Saturday March 13 12:37 AM ET

Iceland Parliament Votes To Resume Whaling

By Jonathan Lynn

STOCKHOLM, Sweden (Reuters) - Iceland's parliament has voted to end a 10-year ban on whaling and asked the government to prepare for a resumption by next year, a senior official said Friday.

The parliamentary resolution, passed Wednesday, is certain to outrage environmentalists, but underlines the fiercely independent North Atlantic island's determination to fish the seas as it sees fit.

``Parliament gave the green light for the resumption of whaling in Iceland,'' the government official, who asked not to be named, said by telephone from Reykjavik.

The resolution urges a resumption of whaling as soon as possible, upholds Iceland's sovereign right to harvest its resources, calls on the government to implement the decision, and assumes whaling will start no later than 2000.

Support for the resolution cut across party lines.

Although the booming economy has diversified in recent years, fishing still accounts for 75-80 percent of exports.

Whaling is also a traditional way of life, and was important commercially, accounting for two percent of exports at its peak.

The International Whaling Commission (IWC) decided in 1982 to ban whaling amid concern that many whale species were endangered. Whaling stopped from 1985, although Iceland continued until 1989 to take some whales for scientific purposes.

Iceland went along with the ban because it was thought to be temporary, but left the IWC in 1992.

Whale stocks are now growing and, according to some Icelanders, threatening the fish stocks on which the island depends. Some species, such as the minke whale, are not threatened with extinction, they say.

``These stocks we're talking about are not endangered but are listed for political reasons,'' the official said.
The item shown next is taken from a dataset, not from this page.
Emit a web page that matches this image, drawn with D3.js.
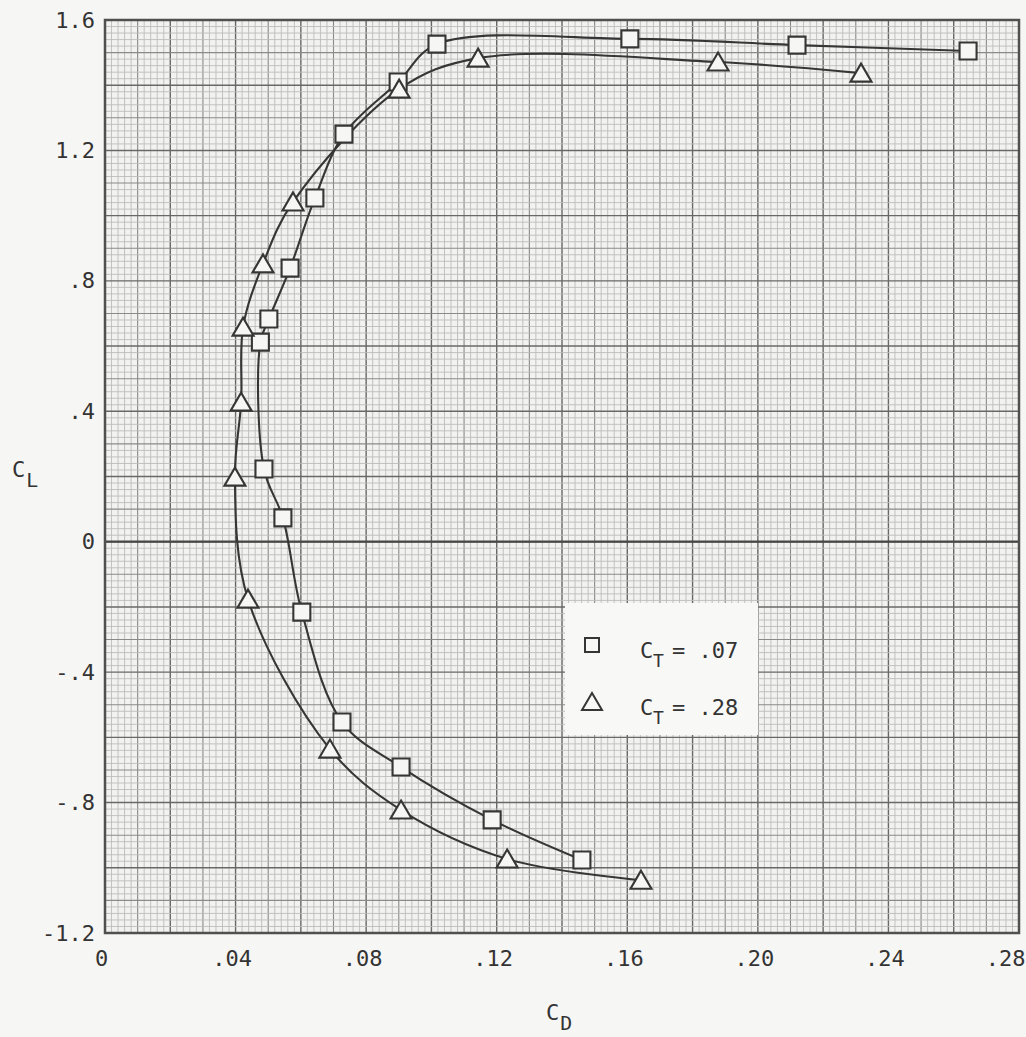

Iceland, with a population of only 275,000, is too small to absorb many whales, so much of the whale meat taken after the ban is lifted would be exported. Until the ban, Iceland was catching an average 236 fin whales, 200 minke whales and 70 sei whales a year, according to official documents.

Iceland feels it is free to trade in whale meat because it is no longer a member of the IWC, and is not a signatory to the Convention on International Trade in Endangered Species (CITES).

Norway resumed whaling in 1993, although it does not allow international trade in whale meat, and is campaigning for minke whales to be removed from CITES.

Opponents of whaling fear a resumption could hurt Iceland's tourist industry, where whale-watching is a growing sector. It was boosted by the return last year of Keiko, the killer whale which starred in the film ``Free Willy.''

It could also lead to calls for a consumer boycott of Icelandic goods in other countries, especially fish products.